• _Data extract_:
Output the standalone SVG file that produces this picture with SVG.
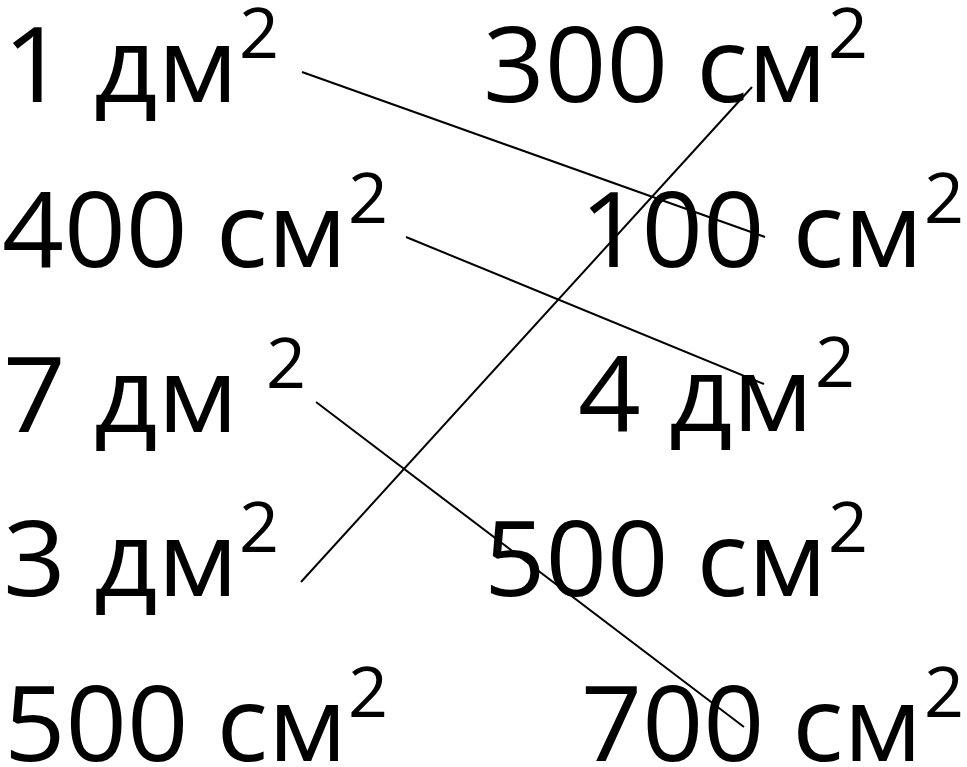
<svg xmlns="http://www.w3.org/2000/svg" width="967" height="767" viewBox="0 0 967 767">
<style>
.t{font-family:"Open Sans","Noto Sans","Liberation Sans",sans-serif;font-size:105px;fill:#000}
.s{font-family:"Open Sans","Noto Sans","Liberation Sans",sans-serif;font-size:70px;fill:#000}
.c line{stroke:#000;stroke-width:2}
</style>
<rect width="967" height="767" fill="#fff"/>
<g id="l1"><text class="t" x="3" y="102" textLength="235" lengthAdjust="spacingAndGlyphs">1 дм</text><text class="s" x="239" y="58">2</text></g>
<g id="l2"><text class="t" x="2" y="267" textLength="345" lengthAdjust="spacingAndGlyphs">400 см</text><text class="s" x="348" y="223">2</text></g>
<g id="l3"><text class="t" x="3" y="432" textLength="235" lengthAdjust="spacingAndGlyphs">7 дм</text><text class="s" x="266" y="388">2</text></g>
<g id="l4"><text class="t" x="3" y="596" textLength="235" lengthAdjust="spacingAndGlyphs">3 дм</text><text class="s" x="239" y="552">2</text></g>
<g id="l5"><text class="t" x="4" y="761" textLength="343" lengthAdjust="spacingAndGlyphs">500 см</text><text class="s" x="348" y="717">2</text></g>
<g id="r1"><text class="t" x="483" y="102" textLength="344" lengthAdjust="spacingAndGlyphs">300 см</text><text class="s" x="828" y="58">2</text></g>
<g id="r2"><text class="t" x="580" y="267" textLength="343" lengthAdjust="spacingAndGlyphs">100 см</text><text class="s" x="924" y="223">2</text></g>
<g id="r3"><text class="t" x="578" y="431" textLength="235" lengthAdjust="spacingAndGlyphs">4 дм</text><text class="s" x="815" y="387">2</text></g>
<g id="r4"><text class="t" x="484" y="596" textLength="343" lengthAdjust="spacingAndGlyphs">500 см</text><text class="s" x="828" y="552">2</text></g>
<g id="r5"><text class="t" x="581" y="761" textLength="341" lengthAdjust="spacingAndGlyphs">700 см</text><text class="s" x="924" y="717">2</text></g>
<g id="connectors" class="c">
<line x1="302" y1="72" x2="765" y2="237"/>
<line x1="752" y1="87" x2="301" y2="582"/>
<line x1="406" y1="237" x2="764" y2="384"/>
<line x1="316" y1="402" x2="744" y2="727"/>
</g>
</svg>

• _Task brief_:
Reproduce the listing word for word and omit its pictures.

• _Result of this task_:
Output the standalone SVG file that produces this picture with SVG.
<svg xmlns="http://www.w3.org/2000/svg" width="967" height="767" viewBox="0 0 967 767">
<style>
.t{font-family:"Open Sans","Noto Sans","Liberation Sans",sans-serif;font-size:105px;fill:#000}
.s{font-family:"Open Sans","Noto Sans","Liberation Sans",sans-serif;font-size:70px;fill:#000}
.c line{stroke:#000;stroke-width:2}
</style>
<rect width="967" height="767" fill="#fff"/>
<g id="l1"><text class="t" x="3" y="102" textLength="235" lengthAdjust="spacingAndGlyphs">1 дм</text><text class="s" x="239" y="58">2</text></g>
<g id="l2"><text class="t" x="2" y="267" textLength="345" lengthAdjust="spacingAndGlyphs">400 см</text><text class="s" x="348" y="223">2</text></g>
<g id="l3"><text class="t" x="3" y="432" textLength="235" lengthAdjust="spacingAndGlyphs">7 дм</text><text class="s" x="266" y="388">2</text></g>
<g id="l4"><text class="t" x="3" y="596" textLength="235" lengthAdjust="spacingAndGlyphs">3 дм</text><text class="s" x="239" y="552">2</text></g>
<g id="l5"><text class="t" x="4" y="761" textLength="343" lengthAdjust="spacingAndGlyphs">500 см</text><text class="s" x="348" y="717">2</text></g>
<g id="r1"><text class="t" x="483" y="102" textLength="344" lengthAdjust="spacingAndGlyphs">300 см</text><text class="s" x="828" y="58">2</text></g>
<g id="r2"><text class="t" x="580" y="267" textLength="343" lengthAdjust="spacingAndGlyphs">100 см</text><text class="s" x="924" y="223">2</text></g>
<g id="r3"><text class="t" x="578" y="431" textLength="235" lengthAdjust="spacingAndGlyphs">4 дм</text><text class="s" x="815" y="387">2</text></g>
<g id="r4"><text class="t" x="484" y="596" textLength="343" lengthAdjust="spacingAndGlyphs">500 см</text><text class="s" x="828" y="552">2</text></g>
<g id="r5"><text class="t" x="581" y="761" textLength="341" lengthAdjust="spacingAndGlyphs">700 см</text><text class="s" x="924" y="717">2</text></g>
<g id="connectors" class="c">
<line x1="302" y1="72" x2="765" y2="237"/>
<line x1="752" y1="87" x2="301" y2="582"/>
<line x1="406" y1="237" x2="764" y2="384"/>
<line x1="316" y1="402" x2="744" y2="727"/>
</g>
</svg>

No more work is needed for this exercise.